* Dataset content

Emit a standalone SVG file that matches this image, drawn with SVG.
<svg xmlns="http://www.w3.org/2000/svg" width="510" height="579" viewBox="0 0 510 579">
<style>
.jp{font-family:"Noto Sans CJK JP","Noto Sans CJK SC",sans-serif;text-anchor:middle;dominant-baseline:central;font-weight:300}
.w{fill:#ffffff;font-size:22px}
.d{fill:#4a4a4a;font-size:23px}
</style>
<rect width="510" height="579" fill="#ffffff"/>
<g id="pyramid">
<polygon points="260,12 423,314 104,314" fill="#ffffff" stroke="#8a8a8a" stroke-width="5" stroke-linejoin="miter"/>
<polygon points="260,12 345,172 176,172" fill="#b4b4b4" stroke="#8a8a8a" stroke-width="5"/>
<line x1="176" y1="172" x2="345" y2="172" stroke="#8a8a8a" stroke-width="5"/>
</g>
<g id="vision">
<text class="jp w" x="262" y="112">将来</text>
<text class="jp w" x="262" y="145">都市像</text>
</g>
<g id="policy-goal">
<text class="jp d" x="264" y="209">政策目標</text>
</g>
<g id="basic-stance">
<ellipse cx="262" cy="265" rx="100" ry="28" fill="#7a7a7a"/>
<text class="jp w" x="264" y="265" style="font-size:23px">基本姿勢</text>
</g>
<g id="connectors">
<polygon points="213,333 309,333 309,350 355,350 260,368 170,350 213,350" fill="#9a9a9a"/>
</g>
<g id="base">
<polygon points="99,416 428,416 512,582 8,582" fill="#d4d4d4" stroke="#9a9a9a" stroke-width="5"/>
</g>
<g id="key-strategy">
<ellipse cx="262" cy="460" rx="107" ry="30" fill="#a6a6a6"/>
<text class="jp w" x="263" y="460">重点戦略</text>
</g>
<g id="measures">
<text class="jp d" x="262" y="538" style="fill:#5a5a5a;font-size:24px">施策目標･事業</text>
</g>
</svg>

...

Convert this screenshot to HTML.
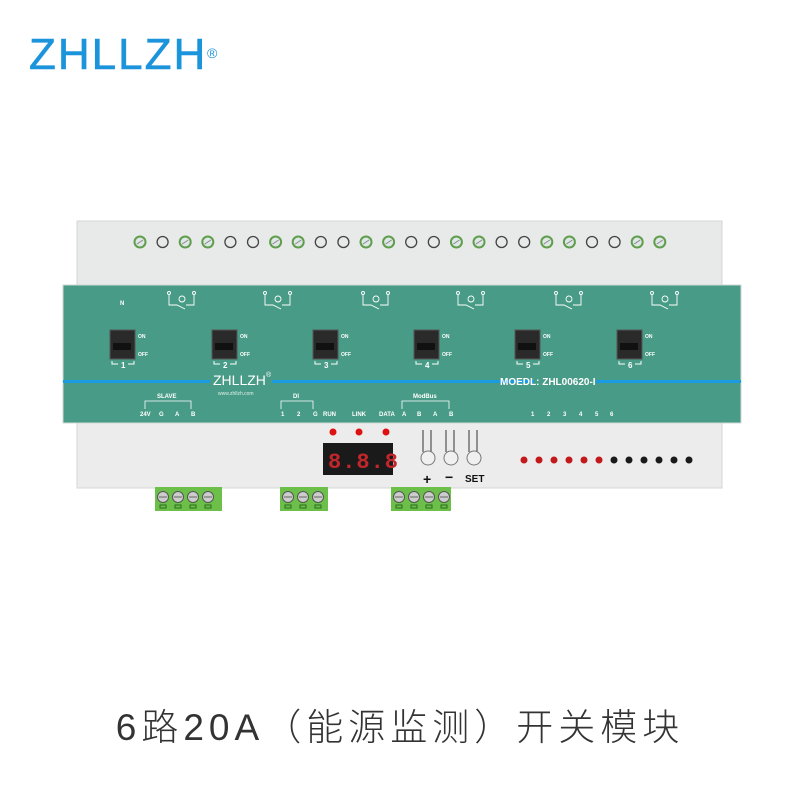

* Exercise instructions
Where a line in the material contains "this", copy that line.

* Output of the task
Emit a standalone SVG file that matches this image, drawn with SVG.
Convert this screenshot to HTML.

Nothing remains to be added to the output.